The places that were at risk of trade impacting them are ones with many workers employed in occupations vulnerable to import surges from China between 1990 and 2010. Cabinet makers and textile machine operators were among the occupations that fit this category since the furniture and textile industries faced particularly strong competition from China during that period.
Figure 2 shows that, for the most part, these places are in median-sized locations across southern states. They include the Carolinas, Kentucky, Missouri, Tennessee, and Mississippi.
And a place was vulnerable to technological change when many of its workers were employed in occupations endangered by automation and computerization of routine tasks. Those occupations include secretaries and typists, bookkeeping clerks, butchers, and pharmacists.
And Figure 3 shows that we found this to be most true in and around big cities like New York, Chicago, Detroit, Newark, Dallas, Cleveland, Charlotte, Oakland, and Milwaukee.
The deeper we looked into the commuting zones, the more we found that technology better explains today’s job polarization. It turns out the places with the highest vulnerability to automation and computerization were the places that experienced the greatest degree of job polarization. Meanwhile, places vulnerable to imports have little relative decline in middle-skilled jobs. Figure 3 illustrates how technological change creates job polarization across a wide cross-section of the country.

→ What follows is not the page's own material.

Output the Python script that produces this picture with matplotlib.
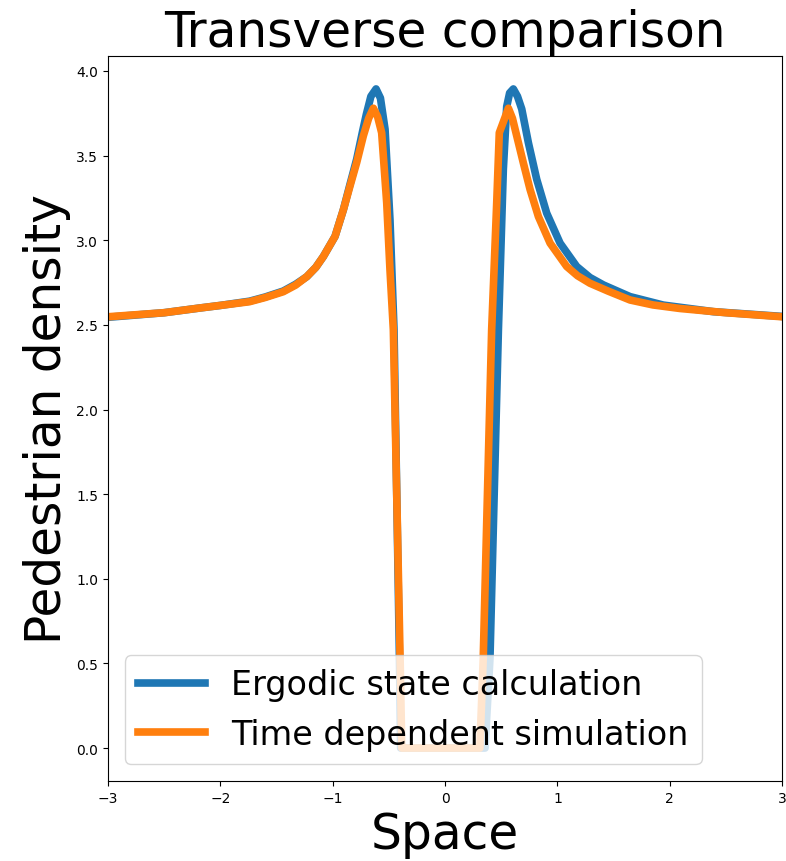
import matplotlib.pyplot as plt

# Ergodic state calculation
x_ergodic = [-3.0, -2.5, -2.18, -2.0, -1.74, -1.6, -1.44, -1.33, -1.23, -1.15, -1.083,
             -0.979, -0.905, -0.846, -0.786, -0.735, -0.70, -0.66, -0.614, -0.575,
             -0.534, -0.49, -0.454, -0.405, -0.395,
             0.356, 0.40, 0.475, 0.519, 0.549, 0.575, 0.608, 0.645, 0.683, 0.742,
             0.816, 0.905, 1.024, 1.172, 1.29, 1.41, 1.647, 1.943, 2.39, 3.0]
y_ergodic = [2.545, 2.572, 2.60, 2.615, 2.64, 2.665, 2.70, 2.74, 2.785, 2.84, 2.904,
             3.023, 3.18, 3.33, 3.48, 3.64, 3.745, 3.85, 3.894, 3.84,
             3.656, 3.12, 2.47, 0.5, 0.0,
             0.0, 0.53, 2.47, 3.42, 3.79, 3.87, 3.894, 3.85, 3.775, 3.576,
             3.36, 3.16, 2.983, 2.845, 2.78, 2.736, 2.667, 2.617, 2.578, 2.55]

# Time dependent simulation
x_sim = [-3.0, -2.5, -2.18, -2.0, -1.74, -1.6, -1.44, -1.33, -1.231, -1.15, -1.083,
         -0.979, -0.905, -0.846, -0.786, -0.727, -0.68, -0.638, -0.60, -0.564,
         -0.519, -0.49, -0.46, -0.40, -0.385,
         0.31, 0.34, 0.415, 0.46, 0.483, 0.525, 0.564, 0.60, 0.638, 0.697,
         0.757, 0.831, 0.935, 1.083, 1.18, 1.29, 1.45, 1.647, 1.85, 2.09, 2.5, 3.0]
y_sim = [2.548, 2.572, 2.60, 2.615, 2.637, 2.662, 2.696, 2.735, 2.785, 2.84, 2.904,
         3.023, 3.18, 3.32, 3.46, 3.617, 3.72, 3.78, 3.73, 3.635,
         3.22, 2.825, 2.47, 0.53, 0.0,
         0.0, 0.53, 2.47, 3.22, 3.635, 3.71, 3.78, 3.72, 3.617, 3.457,
         3.30, 3.14, 2.983, 2.845, 2.79, 2.746, 2.70, 2.647, 2.618, 2.597, 2.572, 2.548]

fig = plt.figure(figsize=(7.86, 8.62), dpi=100)
ax = fig.add_axes([0.1374, 0.0928, 0.8576, 0.8411])

ax.plot(x_ergodic, y_ergodic, linewidth=5.5, label='Ergodic state calculation')
ax.plot(x_sim, y_sim, linewidth=5.5, label='Time dependent simulation')

ax.set_xlim(-3, 3)
ax.set_title('Transverse comparison', fontsize=35)
ax.set_xlabel('Space', fontsize=35)
ax.set_ylabel('Pedestrian density', fontsize=35)
ax.legend(loc='lower left', fontsize=24)

plt.savefig('out.png', dpi=100)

It turns out the places with the highest vulnerability to automation and computerization were the places that experienced the greatest degree of job polarization.
Policy implications
Some suggest that we should strive for more innovative cities like San Francisco, Austin, and Pittsburgh. But even they were not immune to the impact of technological change. In fact, so-called innovative cities struggle to grow a wide range of jobs. Among the 50 most innovative cities in the Americas according to 2thinknow, none managed to grow employment in three of the four job groups.

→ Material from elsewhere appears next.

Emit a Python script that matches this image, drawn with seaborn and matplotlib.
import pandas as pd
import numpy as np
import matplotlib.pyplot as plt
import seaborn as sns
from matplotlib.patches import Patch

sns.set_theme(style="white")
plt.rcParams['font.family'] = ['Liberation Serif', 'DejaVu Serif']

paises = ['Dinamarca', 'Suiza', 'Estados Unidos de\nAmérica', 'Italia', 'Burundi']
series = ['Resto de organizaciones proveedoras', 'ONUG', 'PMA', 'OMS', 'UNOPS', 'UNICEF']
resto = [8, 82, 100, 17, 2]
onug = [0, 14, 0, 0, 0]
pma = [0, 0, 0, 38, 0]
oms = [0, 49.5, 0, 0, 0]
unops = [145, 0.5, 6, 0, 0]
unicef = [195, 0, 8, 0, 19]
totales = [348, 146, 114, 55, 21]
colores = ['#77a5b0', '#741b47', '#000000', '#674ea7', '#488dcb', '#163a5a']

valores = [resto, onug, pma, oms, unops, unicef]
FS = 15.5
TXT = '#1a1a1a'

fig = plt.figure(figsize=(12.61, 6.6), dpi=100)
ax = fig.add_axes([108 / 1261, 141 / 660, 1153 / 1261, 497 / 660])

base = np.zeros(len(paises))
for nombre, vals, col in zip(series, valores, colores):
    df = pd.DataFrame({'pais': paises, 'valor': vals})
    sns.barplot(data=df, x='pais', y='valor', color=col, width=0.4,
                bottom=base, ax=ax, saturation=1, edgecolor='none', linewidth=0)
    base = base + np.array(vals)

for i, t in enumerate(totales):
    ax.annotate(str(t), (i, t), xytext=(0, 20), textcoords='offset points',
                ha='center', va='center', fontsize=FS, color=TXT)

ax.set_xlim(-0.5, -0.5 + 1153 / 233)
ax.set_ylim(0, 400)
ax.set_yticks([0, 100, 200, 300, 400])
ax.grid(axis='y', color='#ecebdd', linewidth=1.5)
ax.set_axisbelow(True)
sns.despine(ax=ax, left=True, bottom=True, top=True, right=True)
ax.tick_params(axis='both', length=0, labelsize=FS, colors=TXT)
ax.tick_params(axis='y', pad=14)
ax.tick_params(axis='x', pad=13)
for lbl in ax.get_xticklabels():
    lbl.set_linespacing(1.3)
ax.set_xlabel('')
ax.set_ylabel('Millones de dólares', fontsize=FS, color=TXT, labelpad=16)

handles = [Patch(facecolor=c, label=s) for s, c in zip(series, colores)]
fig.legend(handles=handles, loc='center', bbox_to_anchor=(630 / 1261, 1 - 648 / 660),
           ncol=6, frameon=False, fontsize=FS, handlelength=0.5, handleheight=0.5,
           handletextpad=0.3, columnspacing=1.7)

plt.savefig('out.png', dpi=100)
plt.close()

By contrast, and this could hold a clue for the future, smaller regions did better in producing sizable employment growth in all but the second group.

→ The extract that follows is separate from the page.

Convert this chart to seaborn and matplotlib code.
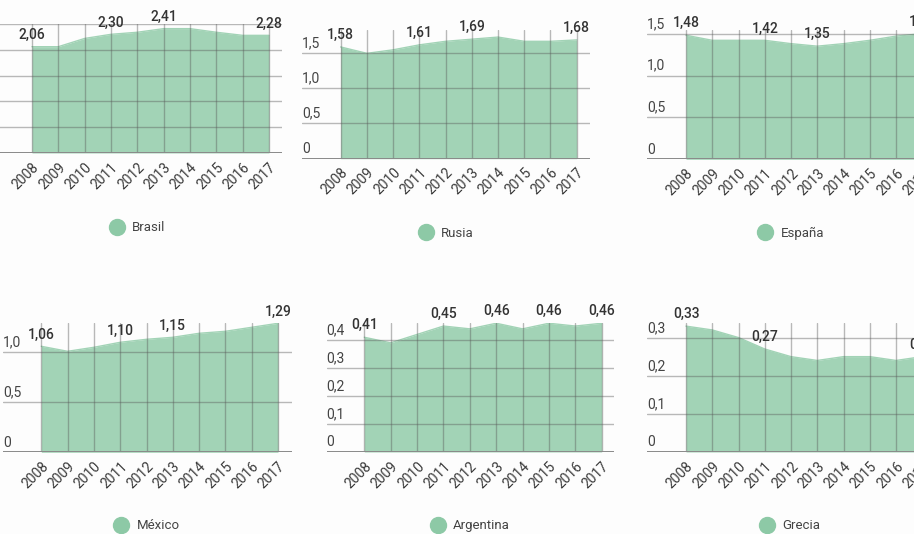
import matplotlib
matplotlib.use("Agg")
import matplotlib.pyplot as plt
from matplotlib.lines import Line2D
import seaborn as sns
import pandas as pd

# ---- data -------------------------------------------------------------
years = [2008, 2009, 2010, 2011, 2012, 2013, 2014, 2015, 2016, 2017]

brasil = [2.06, 2.06, 2.22, 2.30, 2.34, 2.41, 2.41, 2.34, 2.28, 2.28]
rusia = [1.58, 1.49, 1.54, 1.61, 1.66, 1.69, 1.72, 1.66, 1.66, 1.68]
espana = [1.48, 1.42, 1.42, 1.42, 1.38, 1.35, 1.38, 1.42, 1.47, 1.50]
mexico = [1.06, 1.01, 1.05, 1.10, 1.13, 1.15, 1.19, 1.21, 1.25, 1.29]
argentina = [0.41, 0.39, 0.42, 0.45, 0.44, 0.46, 0.44, 0.46, 0.45, 0.46]
grecia = [0.33, 0.32, 0.30, 0.27, 0.25, 0.24, 0.25, 0.25, 0.24, 0.25]

countries = ["Brasil", "Rusia", "España", "México", "Argentina", "Grecia"]
series = [brasil, rusia, espana, mexico, argentina, grecia]

# years whose value is printed above the area
labelled_years = [
    [2008, 2011, 2013, 2017],
    [2008, 2011, 2013, 2017],
    [2008, 2011, 2013, 2017],
    [2008, 2011, 2013, 2017],
    [2008, 2011, 2013, 2015, 2017],
    [2008, 2011, 2017],
]

yticks = [
    [0, 0.5, 1.0, 1.5, 2.0, 2.5],
    [0, 0.5, 1.0, 1.5],
    [0, 0.5, 1.0, 1.5],
    [0, 0.5, 1.0],
    [0, 0.1, 0.2, 0.3, 0.4],
    [0, 0.1, 0.2, 0.3],
]
ytop = [2.5, 1.82, 1.543, 1.296, 0.462, 0.339]

# ---- layout (pixels) ----------------------------------------------------
W, H = 914, 534
# left edge, right edge, top, baseline, x of first year, x of last year
frames = [
    (-22, 282, 24, 153, 32.0, 269.0),
    (302, 590, 30, 158.7, 340.7, 576.7),
    (647, 935, 30, 159.3, 686.0, 922.3),
    (3, 291.7, 322.7, 452.3, 41.3, 278.0),
    (326.7, 614, 322.7, 452, 364.3, 601.7),
    (647.3, 935, 322.7, 452, 686.0, 922.3),
]
# legend centres
legend_xy = [(137.5, 228), (446, 233), (791, 233), (147, 525.7), (470, 525.7), (790, 525.7)]

FILL = "#a2d3b6"
DOT = "#8dc9a6"
BG = "#fdfdfd"
FONT = ["Roboto", "DejaVu Sans"]

sns.set_theme(style="white")
plt.rcParams["font.family"] = FONT

fig = plt.figure(figsize=(W / 100, H / 100), dpi=100, facecolor=BG)


def fmt_value(v):
    return f"{v:.2f}".replace(".", ",")


def fmt_tick(v):
    return "0" if v == 0 else f"{v:.1f}".replace(".", ",")


for name, vals, lab, yt, top, fr, lxy in zip(
    countries, series, labelled_years, yticks, ytop, frames, legend_xy
):
    left, right, t, base, x0, x1 = fr
    ax = fig.add_axes([left / W, 1 - base / H, (right - left) / W, (base - t) / H])
    ax.set_facecolor("none")
    dx = (x1 - x0) / (len(years) - 1)
    ax.set_xlim(years[0] - (x0 - left) / dx, years[-1] + (right - x1) / dx)
    ax.set_ylim(0, top)

    df = pd.DataFrame({"year": years, "value": vals})
    ax.fill_between(df["year"], 0, df["value"], color=FILL, lw=0, zorder=1)
    sns.lineplot(data=df, x="year", y="value", ax=ax, color=FILL, lw=1.0, zorder=1.5)

    ax.set_xticks(years)
    ax.set_xticklabels([str(y) for y in years], rotation=45, ha="right",
                       rotation_mode="anchor", fontsize=10, color="#3a3a3a")
    ax.set_yticks(yt)
    ax.set_yticklabels([])
    ax.tick_params(axis="both", length=0, pad=5)
    ax.tick_params(axis="y", pad=0)
    ax.set_axisbelow(False)
    ax.grid(True, color="#5a5a5a", alpha=0.42, lw=1.0)
    ax.axhline(0, color="#8a8a8a", lw=1.4, zorder=3)
    for s in ax.spines.values():
        s.set_visible(False)
    ax.set_xlabel("")
    ax.set_ylabel("")

    # value axis labels sit just above their gridline (only when the panel's
    # left edge is on the canvas)
    if left >= 0:
        for v in yt:
            ax.annotate(fmt_tick(v), xy=(0, v), xycoords=("axes fraction", "data"),
                        xytext=(0, 2), textcoords="offset points",
                        ha="left", va="bottom", fontsize=10, color="#444",
                        annotation_clip=False)

    # printed values
    for y, v in zip(years, vals):
        if y in lab:
            ax.annotate(fmt_value(v), xy=(y, v), xytext=(0, 3.5), textcoords="offset points",
                        ha="center", va="bottom", fontsize=10, color="#333",
                        fontweight="medium", annotation_clip=False, zorder=5)

    handle = Line2D([], [], marker="o", linestyle="none", markersize=11.5,
                    markerfacecolor=DOT, markeredgecolor=DOT)
    ax.legend([handle], [name], loc="center",
              bbox_to_anchor=(lxy[0] / W, 1 - lxy[1] / H),
              bbox_transform=fig.transFigure, frameon=False,
              handlelength=1.1, handletextpad=0.6, fontsize=9.5, labelcolor="#444")

fig.savefig("out.png", dpi=100, facecolor=BG)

Places like Altoona, Pennsylvania; Lincoln, Nebraska; and Victoria County, Texas, are among the commuting zones where jobs grew substantially in three of the four employment categories. A common theme among such places is that their workers tend to be employed in occupations that are not so vulnerable to technological change.
The surprising difference between innovative cities and smaller regional areas complicates policy prescriptions. The solution cannot merely be that workers could benefit from becoming more mobile, as is sometimes suggested.
The U.S. needs a better understanding of how smaller regions like Altoona, Lincoln, and Victoria County grew jobs across a wide range of workers with various education backgrounds and wage levels. We have a lot to learn about what is happening in these communities. Is it merely that these locations are not so vulnerable to technological change or are they doing things differently than larger cities?
At the same time, bigger metropolitan areas need a better grasp on the following issue: Is technology prompting their firms to cut back their demand for tasks that workers in traditional middle-tier jobs have held? Or, are their firms seeing a dearth of qualified applicants to fill such jobs?
After understanding the answers to these questions, state and local governments can play an active role in gearing educational systems and incentives towards the needs of these workers and local firms. Emphasizing vocational skills will undoubtedly be crucial.
… state and local governments can play an active role in gearing educational systems and incentives towards the needs of these workers and local firms.
Strategies like this will help communities grow middle-wage jobs for workers who possess the skills to occupy them. This will take time, but it will help expand America’s middle class.